[The Origins of Contemporary France Volume 3 (of 6) by Hippolyte A. Taine]@TWC D-Link bookThe Origins of Contemporary France Volume 3 (of 6) CHAPTER IV 14/68
Of the two Marseilles divisions, one, led back to Aix, sets down to "a grand patriotic feast," and then dances fandangoes, of which "the principal one is led off by the mayor and commandant";[2436] the other makes its entry into Avignon the same day, with still greater pomp and jollity. IV .-- The Jacobins of Avignon. How they obtain recruits .-- Their robberies in the Comtat. -- The Avignon municipality in flight or in prison .-- Murder of Lecuyer and the Glaciere massacre .-- Entry of the murderers, supported by their Marseilles allies .-- Jacobin dictatorship in Vaucluse and the Buches-du-Rhone. Nowhere else in France was there another nest of brigands like it: not that a great misery might have produced a more savage uprising; on the contrary, the Comtat, before the Revolution, was a land of plenty. There was no taxation by the Pope; the taxes were very light, and were expended on the spot.
"For one or two pennies, one here could have meat, bread, and wine."[2437] But, under the mild and corrupt administration of the Italian legates, the country had become "the safe asylum of all the rogues in France, Italy, and Genoa, who by means of a trifling sum paid to the Pope's agents, obtained protection and immunity." Smugglers and receivers of stolen goods abounded here in order to break through the lines of the French customs.
"Bands of robbers and assassins were formed, which the vigorous measures of the parliaments of Aix and Grenoble could not wholly extirpate.
Idlers, libertines, professional gamblers,"[2438] kept-cicisbeos, schemers, parasites, and adventurers, mingle with men with branded shoulders, the veterans "of vice and crime, "the scapegraces of the Toulon and Marseilles galleys." Ferocity here is hidden in debauchery, like a serpent hidden in its own slime, here all that is required is some chance event and this bad place will be transformed into a death trap.
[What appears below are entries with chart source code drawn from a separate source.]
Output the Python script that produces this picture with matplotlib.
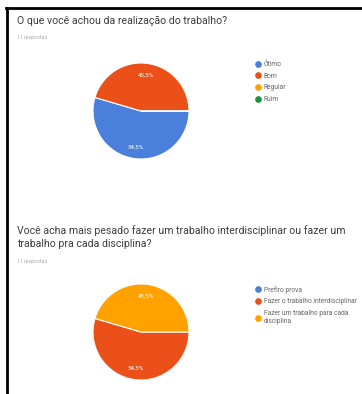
import matplotlib
matplotlib.use("Agg")
import matplotlib.pyplot as plt
from matplotlib.lines import Line2D

# ---------------- DATA ----------------
q1_title = "O que você achou da realização do trabalho?"
q1_labels = ["Ótimo", "Bom", "Regular", "Ruim"]
q1_counts = [6, 5, 0, 0]

q2_title = ("Você acha mais pesado fazer um trabalho interdisciplinar ou fazer um\n"
            "trabalho pra cada disciplina?")
q2_labels = ["Prefiro prova", "Fazer o trabalho interdisciplinar",
             "Fazer um trabalho para cada\ndisciplina"]
q2_counts = [0, 6, 5]

responses = "11 respostas"

q1_colors = ["#4a7fdc", "#ea5017", "#ffa200", "#14973a"]
q2_colors = ["#4a7fdc", "#ea5017", "#ffa200"]

W, H = 362, 394
plt.rcParams['font.family'] = ['Roboto', 'DejaVu Sans']

fig = plt.figure(figsize=(W / 100, H / 100), dpi=100)
fig.patch.set_facecolor("white")


def fx(px):
    return px / W


def fy(py):
    return 1 - py / H


def pct(p):
    if p < 0.5:
        return ""
    return f"{p:.1f}%".replace(".", ",")


def draw_block(title, ty, resp_y, counts, colors, labels, cy, leg_y):
    fig.text(fx(17), fy(ty), title, fontsize=7.6, color="#3c3c3c",
             va="top", ha="left", linespacing=1.4)
    fig.text(fx(17), fy(resp_y), responses, fontsize=3.8, color="#aaaaaa",
             va="center", ha="left")

    r = 48
    ax = fig.add_axes([fx(141 - r), fy(cy + r), 2 * r / W, 2 * r / H])
    ax.pie(counts, colors=colors, startangle=0, counterclock=False,
           autopct=pct, pctdistance=0.75,
           wedgeprops=dict(edgecolor="white", linewidth=0.8),
           textprops=dict(color="white", fontsize=4.4))
    ax.set_xlim(-1, 1)
    ax.set_ylim(-1, 1)
    ax.set_aspect("auto")
    ax.axis("off")

    handles = [Line2D([], [], marker="o", linestyle="", markersize=3.8,
                      markerfacecolor=c, markeredgecolor=c) for c in colors]
    fig.legend(handles, labels, loc="upper left",
               bbox_to_anchor=(fx(255), fy(leg_y)), frameon=False,
               fontsize=4.8, labelcolor="#666666", handletextpad=0.35,
               labelspacing=0.7, handlelength=1.0, borderpad=0,
               borderaxespad=0)


draw_block(q1_title, 16, 37, q1_counts, q1_colors, q1_labels, 111, 61)
draw_block(q2_title, 225, 261, q2_counts, q2_colors, q2_labels, 332, 286)

# screenshot frame
fig.add_artist(Line2D([fx(7), fx(7)], [fy(8), 0], color="black", linewidth=2))
fig.add_artist(Line2D([fx(6), 1], [fy(8), fy(8)], color="black", linewidth=2))

fig.savefig("out.png", dpi=100)
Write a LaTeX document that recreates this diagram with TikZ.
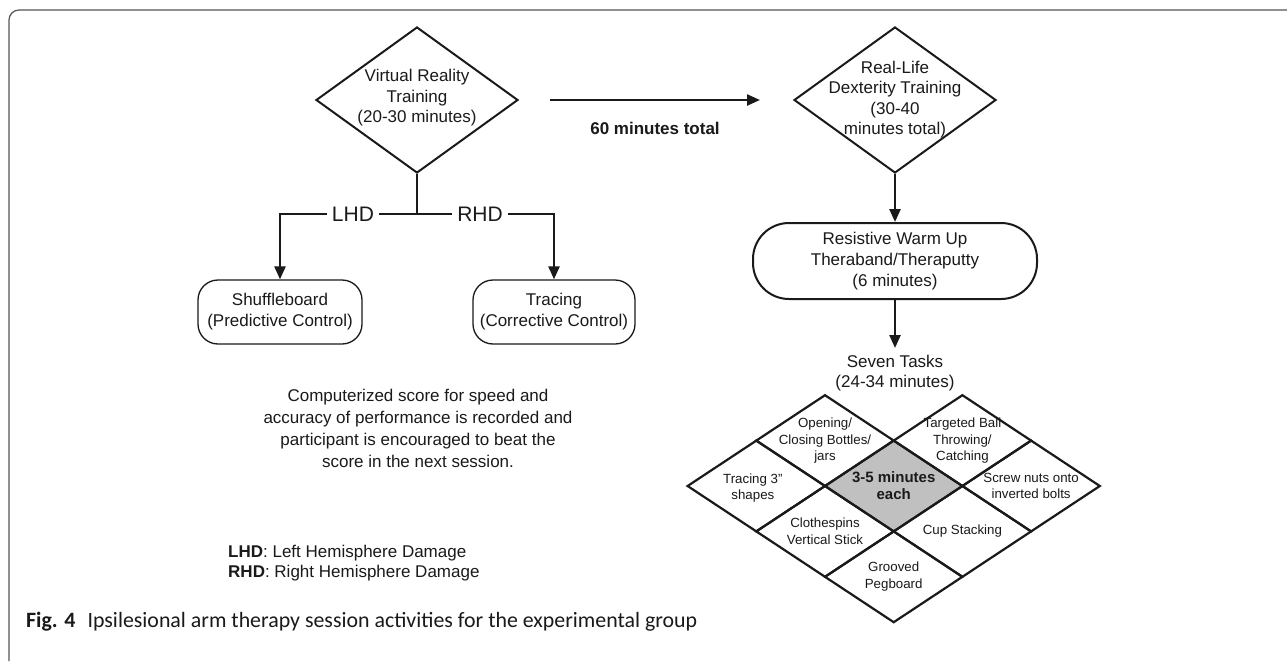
\documentclass[tikz,border=0pt]{standalone}
\usepackage{fontspec}
\setmainfont{Liberation Sans}
\newfontfamily\capfont{Carlito}
\usetikzlibrary{shapes.geometric,arrows.meta,calc}
\definecolor{ink}{HTML}{1A1A1A}
\definecolor{framec}{HTML}{555555}
\definecolor{cellgray}{HTML}{C0C0C0}
\begin{document}
\begin{tikzpicture}[x=1pt,y=-1pt,
  every node/.style={font=\fontsize{17}{20.5}\selectfont, align=center, inner sep=0pt, text=ink},
  dia/.style={diamond, draw=ink, line width=2pt, minimum width=202pt, minimum height=146pt, inner sep=0pt},
  arr/.style={draw=ink, line width=2.4pt, -{Triangle[length=13pt,width=11pt]}},
  ln/.style={draw=ink, line width=2.2pt},
  rbox/.style={draw=ink, line width=1.3pt, rounded corners=20pt, minimum width=164pt, minimum height=64pt, font=\fontsize{17}{21}\selectfont},
  bigbox/.style={draw=ink, line width=2pt, rounded corners=36pt, minimum width=284pt, minimum height=76pt, font=\fontsize{17}{21}\selectfont},
  hd/.style={font=\fontsize{21}{24}\selectfont, inner xsep=5pt, fill=white},
  gl/.style={draw=ink, line width=2.2pt, line join=miter},
  cell/.style={font=\fontsize{13.3}{16.5}\selectfont},
]
\useasboundingbox (0,0) rectangle (1287,661);
\fill[white] (0,0) rectangle (1287,661);
% frame
\draw[framec, line width=1.2pt, rounded corners=10pt] (9,661) -- (9,10) -- (1287,10);

% left branch
\node[dia] (vr) at (417,100) {};
\node (vrt) at (417,98) {Virtual Reality\\Training\\(20-30 minutes)};
\coordinate (jn) at (417,214);
\node[hd] (lhd) at (353,214) {LHD};
\node[hd] (rhd) at (480,214) {RHD};
\node[rbox] (shuf) at (280,312) {Shuffleboard\\(Predictive Control)};
\node[rbox, minimum width=162pt] (trac) at (554,312) {Tracing\\(Corrective Control)};
\draw[ln] (vr.south) -- (jn);
\draw[ln] (lhd.east) -- (rhd.west);
\draw[arr] (lhd.west) -| (shuf.north);
\draw[arr] (rhd.east) -| (trac.north);

\node[font=\fontsize{17}{22}\selectfont] (comp) at (418,428) {Computerized score for speed and\\accuracy of performance is recorded and\\participant is encouraged to beat the\\score in the next session.};

\node[anchor=west, align=left, font=\fontsize{17}{20}\selectfont] (legend) at (228,563) {\textbf{LHD}: Left Hemisphere Damage\\\textbf{RHD}: Right Hemisphere Damage};

% right branch
\node[dia] (rl) at (895,100) {};
\node (rlt) at (895,99.5) {Real-Life\\Dexterity Training\\(30-40\\minutes total)};
\draw[arr] ([xshift=31pt]vr.east) -- ([xshift=-33pt]rl.west);
\node[font=\bfseries\fontsize{17}{20}\selectfont] (tot) at (655,128) {60 minutes total};

\node[bigbox] (res) at (895,261) {Resistive Warm Up\\Theraband/Theraputty\\(6 minutes)};
\draw[arr] (rl.south) -- (res.north);
\coordinate (st) at (895,348);
\draw[arr] (res.south) -- (st);
\node[font=\fontsize{17}{20}\selectfont] (seven) at (895,373) {Seven Tasks\\(24-34 minutes)};

% grid of tasks
\begin{scope}[shift={(825,486)}, x={(68.7pt,45.4pt)}, y={(68.7pt,-45.4pt)}]
  \fill[cellgray] (0,0) -- (1,0) -- (1,1) -- (0,1) -- cycle;
  \foreach \p/\q in {0/0,0/-1,1/0,1/1,0/1,-1/1,-1/0,-1/-1}
    \draw[gl] (\p,\q) -- ++(1,0) -- ++(0,1) -- ++(-1,0) -- cycle;
  \node[cell] (c1) at (0.5,-0.5) {Opening/\\Closing Bottles/\\jars};
  \node[cell] (c2) at (1.5,0.5) {Targeted Ball\\Throwing/\\Catching};
  \node[cell] (c3) at (1.5,1.5) {Screw nuts onto\\inverted bolts};
  \node[cell] (c4) at (0.5,1.5) {Cup Stacking};
  \node[cell] (c5) at (-0.5,1.5) {Grooved\\Pegboard};
  \node[cell] (c6) at (-0.5,0.5) {Clothespins\\Vertical Stick};
  \node[cell] (c7) at (-0.55,-0.5) {Tracing 3"\\shapes};
  \node[font=\bfseries\fontsize{15}{17}\selectfont] (c0) at (0.5,0.5) {3-5 minutes\\each};
\end{scope}

% caption
\node[anchor=base west, text=ink] (cap) at (26,627) {\resizebox{671pt}{!}{\capfont\fontsize{20}{24}\selectfont\textbf{Fig. 4}\hspace{0.55em}Ipsilesional arm therapy session activities for the experimental group}};
\end{tikzpicture}
\end{document}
The Jacobin leaders, Tournal, Rovere, the two Duprats, the two Mainvielles, and Lecuyer, readily obtain recruits in this sink .-- They begin, aided by the rabble of the town and of its suburbs, peasants enemies of the octroi, vagabonds opposed to order of any kind, porters and watermen armed with scythes, turnspits and clubs, by exciting seven or eight riots.
Then they drive off the legate, force the Councils to resign, hang the chiefs of the National Guard and of the conservative party,[2439] and take possession of the municipal offices .-- After this their band increases to the dimensions of an army, which, with license for its countersign and pillage for its pay, is the same as that of Tilly and Wallenstein, "a veritable roving Sodom, at which the ancient city would have stood aghast." Out of 3,000 men, only 200 belong in Avignon; the rest are composed of French deserters, smugglers, fugitives from justice, vagrant foreigners, marauders and criminals, who, scenting a prey, come from afar, and even from Paris;[2440] along with them march the women belonging to them, still more base and bloodthirsty.